Just Managing: The Need-Driven Startup

Earlier this year, venture capitalist and writer William Gurley wrote a column proposing a distinction between supply-driven and demand-driven companies. On one end of the spectrum were idea-driven companies founded by eager business school students and other ambitious number crunchers eager to cash in on the flood of VC money chasing attractive business plans. On the other end, Gurley posited demand-driven companies - those formed to meet a simple need in the market.

I agree with Gurley's assessment, and in fact, I believe that his distinction illuminates the babble we are hearing today about a return to placing value on the concept of profitability. Everywhere today we hear about the newfound, some might say renewed, obsession with profits. But, I think we're seeing nostalgia for something different - a focus on businesses that work.

Selling the idea behind a company to score-driven VCs is finally taking a backseat to developing a viable business that solves a need for customers. This brings up the question for entrepreneurs: How do you find that need? My suggestion? Start with what you know.

That's exactly what Tom First and Tom Scott, the "juice guys" who founded Nantucket Nectars 12 years ago, did. They met as students at Brown University and shared a common love for the bucolic island off the coast of Massachusetts that became the namesake of their line of juices. While bumming around on Nantucket after graduating, they discovered that their passion for fresh juice might lead to something bigger.

"Tom and I didn't know we were starting a business," says Scott of their early days mixing batches of juice on a wharf.

But they were. Today, the privately held company has spent more than five years on Inc. magazine's list of fastest-growing companies, and it continues to grow at more than 40 percent a year. The two Toms recently tapped someone for the role of president, charging that person with focusing on the day-to-day work of Nantucket Nectars so they can focus on their next venture.

This year the two Toms launched Shelflink, an ambitious attempt to rout out inefficiencies in antiquated distribution systems.
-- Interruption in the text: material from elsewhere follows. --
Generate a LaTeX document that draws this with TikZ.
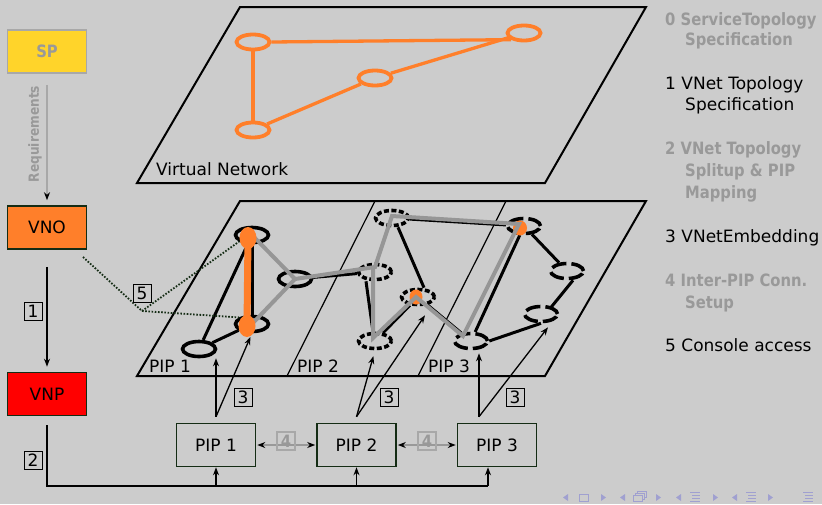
\documentclass[tikz,border=0pt]{standalone}
\usepackage{fontspec}
\setmainfont{DejaVu Sans}
\newfontfamily\cbf{DejaVu Sans}[FakeStretch=0.87]
\usetikzlibrary{arrows.meta,calc,shapes.geometric}
\definecolor{bg}{RGB}{204,204,204}
\definecolor{vorange}{RGB}{255,127,42}
\definecolor{spyellow}{RGB}{255,212,42}
\definecolor{dgreen}{RGB}{20,44,20}
\definecolor{midgray}{RGB}{153,153,153}
\definecolor{lgray}{RGB}{168,168,168}
\definecolor{pathgray}{RGB}{150,150,150}
\definecolor{navc}{RGB}{160,160,208}
\newcommand{\myfs}[1]{\fontsize{#1pt}{#1pt}\selectfont}
\begin{document}
\begin{tikzpicture}[x=1pt,y=-1pt,
  plane/.style={draw=black,line width=2pt},
  divider/.style={draw=black,line width=1.2pt},
  vnode/.style={ellipse,draw=vorange,line width=3.8pt,minimum width=33pt,minimum height=15pt,inner sep=0pt},
  pnode/.style={ellipse,draw=black,line width=3.6pt,minimum width=33pt,minimum height=15pt,inner sep=0pt},
  pnodeb/.style={pnode,dash pattern=on 5pt off 2.5pt},
  pnodec/.style={pnode,dash pattern=on 15pt off 5pt},
  vlink/.style={draw=vorange,line width=3.3pt},
  plink/.style={draw=black,line width=3pt},
  glink/.style={draw=pathgray,line width=4pt},
  oblob/.style={ellipse,fill=vorange,inner sep=0pt},
  boxn/.style={rectangle,draw=dgreen,line width=1.6pt,minimum width=79pt,minimum height=43pt,inner sep=0pt,font=\myfs{17}},
  numbox/.style={rectangle,draw=black,line width=1pt,minimum width=18pt,minimum height=18pt,inner sep=0pt,font=\myfs{17}},
  numboxg/.style={rectangle,draw=lgray,line width=1.8pt,minimum width=18pt,minimum height=18pt,inner sep=0pt,text=midgray,font=\cbf\bfseries\myfs{17}},
  arr/.style={-{Stealth[length=8pt,width=6pt]},line width=1.3pt},
  darr/.style={{Stealth[length=8pt,width=6pt,color=black]}-{Stealth[length=8pt,width=6pt,color=black]},draw=midgray,line width=1.2pt},
  garr/.style={-{Stealth[length=8pt,width=6pt,color=black]},draw=lgray,line width=1.3pt},
  dots5/.style={draw=dgreen,line width=1.8pt,dash pattern=on 1.6pt off 1.6pt},
  lbl/.style={anchor=base west,inner sep=0pt,font=\myfs{17}},
  rtext/.style={anchor=base west,inner sep=0pt,font=\myfs{17}},
  rtextg/.style={anchor=base west,inner sep=0pt,font=\cbf\bfseries\myfs{17},text=midgray}
]
\path[use as bounding box,fill=bg] (0,0) rectangle (822,504);

% ---------- left column ----------
\node[boxn,draw=lgray,fill=spyellow,text=midgray,font=\cbf\bfseries\myfs{17}] (SP) at (47,51.5) {SP};
\node[boxn,fill=vorange] (VNO) at (47,227.5) {VNO};
\node[boxn,fill=red] (VNP) at (47,394) {VNP};
\draw[garr,shorten <=11pt,shorten >=5pt] (SP.south) -- (VNO.north);
\node[rotate=90,inner sep=0pt,text=midgray,font=\cbf\bfseries\myfs{14}] (req) at (35,134) {Requirements};
\draw[arr,shorten <=17pt,shorten >=5pt] (VNO.south) -- (VNP.north);
\node[numbox] (n1) at (33,311) {1};

% ---------- PIP boxes ----------
\node[boxn] (PIP1) at (216,445) {PIP 1};
\node[boxn] (PIP2) at (356.5,445) {PIP 2};
\node[boxn] (PIP3) at (497,445) {PIP 3};
\coordinate (c2) at ([yshift=-9pt]VNP.south);
\coordinate (bus1) at (216,486);
\coordinate (bus2) at (356.5,486);
\coordinate (bus3) at (488,486);
\draw[line width=1.3pt] (c2) |- (bus3);
\node[numbox] (n2) at (33,460) {2};
\draw[arr] (bus1) -- (bus1 |- PIP1.south);
\draw[arr] (bus2) -- (bus2 |- PIP2.south);
\draw[arr] (bus3) -- (bus3 |- PIP3.south);
\draw[darr,shorten <=1pt,shorten >=1pt] (PIP1.east) -- (PIP2.west);
\draw[darr,shorten <=1pt,shorten >=1pt] (PIP2.east) -- (PIP3.west);
\node[numboxg] (n4a) at (286,441) {4};
\node[numboxg] (n4b) at (427,441) {4};

% ---------- virtual network plane ----------
\draw[plane] (240,7) -- (646,7) -- (545,183) -- (137,183) -- cycle;
\node[lbl] (vnlabel) at (156,175) {Virtual Network};
\node[vnode] (A) at (253,42) {};
\node[vnode] (B) at (524,33) {};
\node[vnode] (C) at (375,78) {};
\node[vnode] (D) at (253,130) {};
\draw[vlink] (A.east) -- (B.south west);
\draw[vlink] (A) -- (D);
\draw[vlink] (D) -- (C);
\draw[vlink] (C) -- (B);

% ---------- physical plane ----------
\draw[plane] (240,201) -- (646,201) -- (545,376) -- (137,376) -- cycle;
\draw[divider] (287,376) -- (375,201);
\draw[divider] (418,376) -- (506,201);
\node[lbl] (l1) at (149,372) {PIP 1};
\node[lbl] (l2) at (297,372) {PIP 2};
\node[lbl] (l3) at (428,372) {PIP 3};

\node[pnode] (P1a) at (252,235) {};
\node[pnode] (P1b) at (295,279) {};
\node[pnode] (P1c) at (252,324) {};
\node[pnode] (P1d) at (199,349) {};
\node[pnodeb] (Q1) at (392,218) {};
\node[pnodeb] (Q2) at (375,272) {};
\node[pnodeb] (Q3) at (418,297) {};
\node[pnodeb] (Q4) at (375,341) {};
\node[pnodec] (R1) at (524,226) {};
\node[pnodec] (R2) at (567,271) {};
\node[pnodec] (R3) at (541,314) {};
\node[pnodec] (R4) at (471,341) {};

\draw[plink] (P1a) -- (P1d);
\draw[plink] (P1d) -- (P1c);
\draw[plink] (P1a) -- (P1c);
\draw[plink] (P1b) -- (Q2);
\draw[plink] ([xshift=-9pt]Q2.south) -- ([xshift=-2pt]Q4.north);
\draw[plink] ([xshift=6pt]Q1.south) -- ([xshift=6pt]Q3.north);
\draw[plink] (Q4) -- (Q3);
\draw[plink] (Q3) -- (R4);
\draw[plink] (R4) -- (R1);
\draw[plink] (R1) -- (R2);
\draw[plink] ([xshift=6pt]R2.south) -- ([xshift=-3pt]R3.north east);
\draw[plink] (R3.south) -- (R4.east);
\draw[plink] (Q1) -- (R1);

\node[oblob,minimum width=13pt,minimum height=15pt] (o3) at (416,297) {};
\node[oblob,minimum width=14pt,minimum height=15pt] (o4) at (520,228) {};

\draw[glink] (P1a.center) -- (P1b.center) -- (P1c.center);
\draw[glink] (P1b.center) -- ([yshift=5pt]Q2.center) -- ([yshift=2pt]Q1.center)
  -- ([xshift=-5pt,yshift=2pt]R1.center) -- ([xshift=-8pt,yshift=5pt]R4.center)
  -- ([xshift=-2pt]Q3.center) -- ([xshift=-2pt,yshift=3pt]Q4.center)
  -- ([xshift=-2pt,yshift=5pt]Q2.center);

\node[oblob,minimum width=17pt,minimum height=22pt] (o1) at (248,238) {};
\node[oblob,minimum width=17pt,minimum height=22pt] (o2) at (247,326) {};
\draw[vorange,line width=7pt] (o1.center) -- (o2.center);

% ---------- console access (5) ----------
\coordinate (d0) at (83,257);
\coordinate (d1) at (142,311);
\draw[dots5] (d0) -- (d1) -- (P1a.south west);
\draw[dots5] (d1) -- (P1c.north west);
\node[numbox] (n5) at (142,293) {5};

% ---------- embedding arrows (3) ----------
\coordinate (a1) at ([yshift=6pt]PIP1.north);
\coordinate (a2) at ([yshift=6pt]PIP2.north);
\coordinate (a3) at ([xshift=-18pt,yshift=6pt]PIP3.north);
\draw[arr] (a1) -- (a1 |- P1d.south);
\draw[arr,shorten >=4pt] (a1) -- (P1c.south);
\draw[arr,shorten >=6pt] (a2) -- (Q4.south);
\draw[arr] (a2) -- ($(Q3.south)+(7,9)$);
\draw[arr,shorten >=3pt] (a3) -- (a3 |- R4.south);
\draw[arr] (a3) -- ($(R3.south)+(7,4)$);
\node[numbox] (n3a) at (243,397) {3};
\node[numbox] (n3b) at (389,397) {3};
\node[numbox] (n3c) at (515,397) {3};

% ---------- right-hand list ----------
\node[rtextg] (t0a) at (665,25) {0 ServiceTopology};
\node[rtextg] (t0b) at (685,45) {Specification};
\node[rtext] (t1a) at (665,89) {1 VNet Topology};
\node[rtext] (t1b) at (685,110) {Specification};
\node[rtextg] (t2a) at (665,154) {2 VNet Topology};
\node[rtextg] (t2b) at (685,176) {Splitup \& PIP};
\node[rtextg] (t2c) at (685,198) {Mapping};
\node[rtext] (t3) at (665,242) {3 VNetEmbedding};
\node[rtextg] (t4a) at (665,286) {4 Inter-PIP Conn.};
\node[rtextg] (t4b) at (685,308) {Setup};
\node[rtext] (t5) at (665,351) {5 Console access};

% ---------- navigation symbols ----------
\begin{scope}[fill=navc,draw=navc,line width=0.9pt]
\fill (568,494) -- (563,497.5) -- (568,501) -- cycle;
\draw (579,494) rectangle (588,501);
\fill (601,494) -- (606,497.5) -- (601,501) -- cycle;
\fill (625,494) -- (620,497.5) -- (625,501) -- cycle;
\draw (633,495) rectangle (642,501);
\draw (635,495) -- (635,493) -- (644,493) -- (644,499) -- (642,499);
\draw (637,493) -- (637,491) -- (646,491) -- (646,497) -- (644,497);
\fill (656,494) -- (661,497.5) -- (656,501) -- cycle;
\fill (681,494) -- (676,497.5) -- (681,501) -- cycle;
\draw (690,492) -- (700,492); \draw (692,495) -- (700,495); \draw (692,498) -- (700,498); \draw (690,501) -- (700,501);
\fill (713,494) -- (718,497.5) -- (713,501) -- cycle;
\fill (737,494) -- (732,497.5) -- (737,501) -- cycle;
\draw (746,492) -- (756,492); \draw (748,495) -- (756,495); \draw (748,498) -- (756,498); \draw (746,501) -- (756,501);
\fill (768,494) -- (773,497.5) -- (768,501) -- cycle;
\draw (803,492) -- (813,492); \draw (805,495) -- (813,495); \draw (805,498) -- (813,498); \draw (803,501) -- (813,501);
\end{scope}
\end{tikzpicture}
\end{document}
Essentially, their plan is to link up the three key players - vendors, distributors and manufacturers - that compose those systems. Shelflink will install Net-connected PCs into individual stores, and those stores then will use the Shelflink system to track orders, monitor inventory and restock merchandise from distributors. The seeds of Shelflink naturally emerged out of the work the Toms have been doing day in and day out for more than a decade.

"In a way, we knew we needed this product 12 years ago," says Scott, who remembers that when Nantucket Nectars first began selling to local retailers, they would use marine radios to gather information on who needed what and on how well their wares were being displayed. Even today they compile information on how their wares are being merchandised by having sales reps take Polaroid snapshots and mail them to the company's Boston headquarters.

From the early days, the Toms learned that concocting the perfect blend of juice was far less consuming than cracking the distribution system. Though they invested plenty of time in creating an all-natural drink and building a brand that conveyed their values, their greatest challenge was in cracking the system.

Shelflink, which launched earlier this fall, addressed burning needs they saw in their daily work. The two are adamant that they aren't trying to create an entirely new distribution system or trying to cut anybody out of the existing system. Instead, they are simply trying to tap into the Web to enable their most basic customers to save money and time.

Perhaps the best way to describe their business philosophy comes from a quote originally made as an aesthetic statement by the doctor and poet William Carlos Williams: "No ideas but in things." The two Toms are pursuing something they care about deeply through experience, rather than trying to cash in by inventing a nifty idea for a business.

"Business by theory is stupid," says Scott, adding, "our success is not about terms like 'speed-to-market,' but about our ability to weather storms."

Adds First, "I'm sort of cynical about that first-mover thing, because what were we? The thousandth mover in juice? And we did fine. First mover is one thing - but the customer is everything."

Gus Rancatore, owner of Toscanini's Ice Cream, a Cambridge, Mass.-based store that is a charter vendor with Shelflink, says the Toms "understand their business and have a proportionate idea of what they can do." Unlike a product founded with wild visions of changing the world, Rancatore says, Shelflink attacks a specific problem - the inherently sloppy nature of ordering products from vendors - with a focus and ease that tilt the odds toward wide adoption. "This enables people whose jobs are by their nature very disorderly to lead a more productive life," he says.

Surely, in this time of great change, there will always be world-changing big ideas and new new companies that use venture capital as rocket fuel to become masters of their domain. But those stories shouldn't obscure the real work of building a company, the natural steps that apply to the vast majority of startups today - Web-enabled or not.